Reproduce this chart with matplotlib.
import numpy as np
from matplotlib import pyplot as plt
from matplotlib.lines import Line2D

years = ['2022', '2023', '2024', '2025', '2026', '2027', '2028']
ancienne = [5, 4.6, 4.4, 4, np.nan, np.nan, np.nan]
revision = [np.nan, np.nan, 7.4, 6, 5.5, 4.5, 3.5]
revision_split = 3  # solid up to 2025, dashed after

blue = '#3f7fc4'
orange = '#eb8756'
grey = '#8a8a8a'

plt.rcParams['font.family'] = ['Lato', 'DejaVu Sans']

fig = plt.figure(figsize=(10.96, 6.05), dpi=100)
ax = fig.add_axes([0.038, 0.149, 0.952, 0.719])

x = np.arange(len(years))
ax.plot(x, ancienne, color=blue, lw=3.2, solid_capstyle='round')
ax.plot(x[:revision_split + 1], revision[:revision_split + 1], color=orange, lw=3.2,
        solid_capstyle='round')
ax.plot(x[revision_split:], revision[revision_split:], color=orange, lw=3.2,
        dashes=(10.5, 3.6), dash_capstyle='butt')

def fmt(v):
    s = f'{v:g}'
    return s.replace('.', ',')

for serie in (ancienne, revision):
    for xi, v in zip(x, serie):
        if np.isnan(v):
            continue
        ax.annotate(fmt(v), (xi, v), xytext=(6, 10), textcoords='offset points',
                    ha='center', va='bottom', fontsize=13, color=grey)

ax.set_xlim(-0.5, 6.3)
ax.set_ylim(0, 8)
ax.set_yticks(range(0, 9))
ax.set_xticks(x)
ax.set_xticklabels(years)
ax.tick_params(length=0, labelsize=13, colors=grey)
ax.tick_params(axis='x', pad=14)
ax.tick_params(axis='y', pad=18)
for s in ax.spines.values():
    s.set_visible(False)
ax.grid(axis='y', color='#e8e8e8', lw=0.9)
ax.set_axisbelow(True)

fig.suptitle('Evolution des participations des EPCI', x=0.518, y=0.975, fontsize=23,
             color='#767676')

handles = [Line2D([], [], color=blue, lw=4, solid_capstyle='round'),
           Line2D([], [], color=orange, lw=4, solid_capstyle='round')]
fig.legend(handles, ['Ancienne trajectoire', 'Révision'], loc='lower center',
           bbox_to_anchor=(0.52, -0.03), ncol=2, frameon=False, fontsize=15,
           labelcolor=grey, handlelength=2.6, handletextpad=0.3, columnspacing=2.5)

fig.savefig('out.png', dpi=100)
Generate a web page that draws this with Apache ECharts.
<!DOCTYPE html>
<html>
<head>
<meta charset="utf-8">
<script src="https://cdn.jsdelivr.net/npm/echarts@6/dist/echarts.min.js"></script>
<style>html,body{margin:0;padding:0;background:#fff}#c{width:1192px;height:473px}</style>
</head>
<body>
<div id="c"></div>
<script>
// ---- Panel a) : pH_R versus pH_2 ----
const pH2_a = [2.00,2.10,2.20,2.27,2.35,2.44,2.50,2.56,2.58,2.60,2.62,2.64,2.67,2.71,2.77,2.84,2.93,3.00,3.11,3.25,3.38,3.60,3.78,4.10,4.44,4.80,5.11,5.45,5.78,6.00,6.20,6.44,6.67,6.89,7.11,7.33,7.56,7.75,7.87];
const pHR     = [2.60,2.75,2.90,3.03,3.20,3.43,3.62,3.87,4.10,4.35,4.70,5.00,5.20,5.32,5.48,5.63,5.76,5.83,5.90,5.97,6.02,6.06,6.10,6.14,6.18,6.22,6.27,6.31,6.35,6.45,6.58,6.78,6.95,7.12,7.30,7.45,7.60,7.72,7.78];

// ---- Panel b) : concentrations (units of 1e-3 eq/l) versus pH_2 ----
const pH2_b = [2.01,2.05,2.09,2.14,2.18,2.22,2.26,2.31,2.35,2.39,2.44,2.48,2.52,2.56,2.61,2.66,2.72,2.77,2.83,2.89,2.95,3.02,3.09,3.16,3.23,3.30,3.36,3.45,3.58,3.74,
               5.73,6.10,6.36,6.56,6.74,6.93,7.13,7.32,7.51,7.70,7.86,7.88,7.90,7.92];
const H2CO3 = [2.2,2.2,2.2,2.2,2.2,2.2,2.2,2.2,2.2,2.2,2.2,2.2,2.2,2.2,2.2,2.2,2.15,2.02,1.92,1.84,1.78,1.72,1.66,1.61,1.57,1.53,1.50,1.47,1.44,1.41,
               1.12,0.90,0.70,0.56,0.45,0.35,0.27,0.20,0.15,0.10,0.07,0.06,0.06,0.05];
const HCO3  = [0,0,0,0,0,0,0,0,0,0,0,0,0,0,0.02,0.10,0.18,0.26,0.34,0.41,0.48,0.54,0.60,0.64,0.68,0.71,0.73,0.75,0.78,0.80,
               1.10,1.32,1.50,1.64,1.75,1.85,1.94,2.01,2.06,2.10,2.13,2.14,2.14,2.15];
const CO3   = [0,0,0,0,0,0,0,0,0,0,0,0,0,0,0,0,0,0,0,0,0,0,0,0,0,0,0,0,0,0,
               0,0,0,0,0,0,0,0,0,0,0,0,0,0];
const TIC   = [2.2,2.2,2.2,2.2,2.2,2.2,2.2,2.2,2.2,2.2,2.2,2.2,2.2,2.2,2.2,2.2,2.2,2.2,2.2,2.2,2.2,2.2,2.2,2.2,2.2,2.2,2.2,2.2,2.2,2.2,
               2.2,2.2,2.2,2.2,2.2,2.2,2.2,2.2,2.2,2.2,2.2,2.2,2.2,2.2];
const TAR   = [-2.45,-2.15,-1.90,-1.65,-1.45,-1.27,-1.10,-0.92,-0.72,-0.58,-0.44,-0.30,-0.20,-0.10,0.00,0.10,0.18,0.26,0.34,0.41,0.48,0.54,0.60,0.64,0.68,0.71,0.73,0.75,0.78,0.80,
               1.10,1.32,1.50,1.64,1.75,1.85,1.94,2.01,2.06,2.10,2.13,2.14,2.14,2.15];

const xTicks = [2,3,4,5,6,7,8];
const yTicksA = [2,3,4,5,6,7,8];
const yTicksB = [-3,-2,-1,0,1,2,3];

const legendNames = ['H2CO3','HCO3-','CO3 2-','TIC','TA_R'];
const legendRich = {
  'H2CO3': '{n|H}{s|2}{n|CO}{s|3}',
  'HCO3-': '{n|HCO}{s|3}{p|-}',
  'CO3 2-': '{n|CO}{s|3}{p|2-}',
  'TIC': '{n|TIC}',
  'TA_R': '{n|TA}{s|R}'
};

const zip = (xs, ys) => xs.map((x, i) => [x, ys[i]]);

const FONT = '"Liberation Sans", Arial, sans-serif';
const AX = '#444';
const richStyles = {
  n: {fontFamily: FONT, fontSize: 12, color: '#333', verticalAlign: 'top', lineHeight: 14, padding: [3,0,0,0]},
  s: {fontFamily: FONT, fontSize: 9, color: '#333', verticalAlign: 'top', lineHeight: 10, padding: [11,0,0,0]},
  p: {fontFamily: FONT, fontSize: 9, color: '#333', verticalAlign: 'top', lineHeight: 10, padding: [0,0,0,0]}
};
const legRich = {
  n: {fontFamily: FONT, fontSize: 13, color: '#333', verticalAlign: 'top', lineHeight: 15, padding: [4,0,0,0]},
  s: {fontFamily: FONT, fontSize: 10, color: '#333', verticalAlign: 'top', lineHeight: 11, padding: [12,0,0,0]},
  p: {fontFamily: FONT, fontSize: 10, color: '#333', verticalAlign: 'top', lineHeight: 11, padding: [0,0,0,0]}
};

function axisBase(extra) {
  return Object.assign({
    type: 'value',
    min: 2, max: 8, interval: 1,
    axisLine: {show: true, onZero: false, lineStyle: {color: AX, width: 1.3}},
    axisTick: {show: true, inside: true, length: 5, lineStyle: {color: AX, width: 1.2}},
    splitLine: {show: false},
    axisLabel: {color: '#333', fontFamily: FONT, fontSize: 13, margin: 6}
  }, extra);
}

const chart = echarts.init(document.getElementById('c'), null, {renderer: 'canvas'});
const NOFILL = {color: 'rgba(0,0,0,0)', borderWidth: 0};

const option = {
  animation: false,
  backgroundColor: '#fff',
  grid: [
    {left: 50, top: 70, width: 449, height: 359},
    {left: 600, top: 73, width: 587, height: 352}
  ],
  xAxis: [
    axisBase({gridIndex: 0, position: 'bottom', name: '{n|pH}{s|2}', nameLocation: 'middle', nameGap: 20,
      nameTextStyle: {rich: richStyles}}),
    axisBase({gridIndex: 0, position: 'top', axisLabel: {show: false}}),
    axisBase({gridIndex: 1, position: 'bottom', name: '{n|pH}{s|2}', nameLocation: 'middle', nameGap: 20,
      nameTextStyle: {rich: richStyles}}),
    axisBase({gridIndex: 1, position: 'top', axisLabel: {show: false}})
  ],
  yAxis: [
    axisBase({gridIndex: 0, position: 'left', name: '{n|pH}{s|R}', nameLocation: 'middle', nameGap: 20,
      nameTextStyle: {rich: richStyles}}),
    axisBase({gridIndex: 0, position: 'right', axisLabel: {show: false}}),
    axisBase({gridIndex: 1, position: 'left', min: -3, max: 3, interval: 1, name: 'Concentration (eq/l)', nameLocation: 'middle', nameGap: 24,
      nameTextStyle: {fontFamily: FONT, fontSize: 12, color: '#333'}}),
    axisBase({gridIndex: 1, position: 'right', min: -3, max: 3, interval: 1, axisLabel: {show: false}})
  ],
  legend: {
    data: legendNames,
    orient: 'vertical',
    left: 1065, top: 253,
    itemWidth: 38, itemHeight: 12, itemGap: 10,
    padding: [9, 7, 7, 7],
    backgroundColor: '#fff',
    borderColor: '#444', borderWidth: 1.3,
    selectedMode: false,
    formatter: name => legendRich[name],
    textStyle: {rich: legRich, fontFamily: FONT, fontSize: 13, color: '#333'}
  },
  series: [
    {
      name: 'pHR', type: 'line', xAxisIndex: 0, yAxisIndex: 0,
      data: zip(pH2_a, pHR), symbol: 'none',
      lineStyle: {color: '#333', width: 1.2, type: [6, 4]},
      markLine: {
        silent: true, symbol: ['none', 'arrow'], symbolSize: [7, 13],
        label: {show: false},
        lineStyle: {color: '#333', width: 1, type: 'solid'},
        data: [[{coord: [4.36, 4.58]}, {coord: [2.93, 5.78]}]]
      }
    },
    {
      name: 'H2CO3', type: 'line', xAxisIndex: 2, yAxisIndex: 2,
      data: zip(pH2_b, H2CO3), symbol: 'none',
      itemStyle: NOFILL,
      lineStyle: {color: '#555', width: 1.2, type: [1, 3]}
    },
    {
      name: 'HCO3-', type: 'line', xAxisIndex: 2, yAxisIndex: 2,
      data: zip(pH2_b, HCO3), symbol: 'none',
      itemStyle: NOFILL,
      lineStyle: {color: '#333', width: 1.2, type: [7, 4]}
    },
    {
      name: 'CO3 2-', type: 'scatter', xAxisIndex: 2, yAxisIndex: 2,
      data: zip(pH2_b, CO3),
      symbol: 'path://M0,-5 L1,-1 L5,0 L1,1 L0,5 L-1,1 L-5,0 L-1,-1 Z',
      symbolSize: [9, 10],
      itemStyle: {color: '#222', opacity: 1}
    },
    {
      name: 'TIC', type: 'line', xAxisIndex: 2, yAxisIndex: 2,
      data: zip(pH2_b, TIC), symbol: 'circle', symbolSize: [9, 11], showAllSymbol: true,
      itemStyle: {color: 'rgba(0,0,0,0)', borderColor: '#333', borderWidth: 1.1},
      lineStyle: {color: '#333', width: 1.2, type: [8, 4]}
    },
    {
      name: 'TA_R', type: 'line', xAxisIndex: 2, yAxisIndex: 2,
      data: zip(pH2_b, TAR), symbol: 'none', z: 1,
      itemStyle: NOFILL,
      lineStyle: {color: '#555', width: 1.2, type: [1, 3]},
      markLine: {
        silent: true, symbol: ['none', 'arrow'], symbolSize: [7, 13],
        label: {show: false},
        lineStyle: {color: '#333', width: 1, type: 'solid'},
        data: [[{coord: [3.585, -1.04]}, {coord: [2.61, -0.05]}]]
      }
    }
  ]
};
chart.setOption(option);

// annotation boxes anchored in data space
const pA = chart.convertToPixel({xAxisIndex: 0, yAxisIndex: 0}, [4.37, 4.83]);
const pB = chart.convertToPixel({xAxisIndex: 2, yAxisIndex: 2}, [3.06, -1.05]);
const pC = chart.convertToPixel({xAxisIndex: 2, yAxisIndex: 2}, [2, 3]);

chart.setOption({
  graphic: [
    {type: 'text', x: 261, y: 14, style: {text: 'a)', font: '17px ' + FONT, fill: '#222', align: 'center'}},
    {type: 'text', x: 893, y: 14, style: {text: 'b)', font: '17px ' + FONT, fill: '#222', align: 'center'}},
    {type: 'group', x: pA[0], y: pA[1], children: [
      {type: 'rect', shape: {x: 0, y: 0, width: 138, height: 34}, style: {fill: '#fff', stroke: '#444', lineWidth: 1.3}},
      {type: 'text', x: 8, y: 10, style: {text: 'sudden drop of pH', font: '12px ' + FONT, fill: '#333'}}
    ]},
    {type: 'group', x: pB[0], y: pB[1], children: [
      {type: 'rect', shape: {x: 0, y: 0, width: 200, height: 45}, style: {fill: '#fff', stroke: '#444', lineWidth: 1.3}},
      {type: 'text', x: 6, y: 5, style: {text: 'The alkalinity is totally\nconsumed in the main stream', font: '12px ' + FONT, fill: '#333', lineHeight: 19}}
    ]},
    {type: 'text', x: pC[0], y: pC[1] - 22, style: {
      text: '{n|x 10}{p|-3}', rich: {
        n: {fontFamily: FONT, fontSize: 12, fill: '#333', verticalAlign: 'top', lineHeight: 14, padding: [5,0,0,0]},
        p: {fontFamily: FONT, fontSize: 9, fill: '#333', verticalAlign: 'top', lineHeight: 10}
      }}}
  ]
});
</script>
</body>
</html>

══════════

Reproduce exactly the lines from the beginning of the entries above up to and including the line that contains "plt.rcParams['font.family'] = ['Lato', 'DejaVu".

[Completed exercise]
Reproduce this chart with matplotlib.
import numpy as np
from matplotlib import pyplot as plt
from matplotlib.lines import Line2D

years = ['2022', '2023', '2024', '2025', '2026', '2027', '2028']
ancienne = [5, 4.6, 4.4, 4, np.nan, np.nan, np.nan]
revision = [np.nan, np.nan, 7.4, 6, 5.5, 4.5, 3.5]
revision_split = 3  # solid up to 2025, dashed after

blue = '#3f7fc4'
orange = '#eb8756'
grey = '#8a8a8a'

plt.rcParams['font.family'] = ['Lato', 'DejaVu Sans']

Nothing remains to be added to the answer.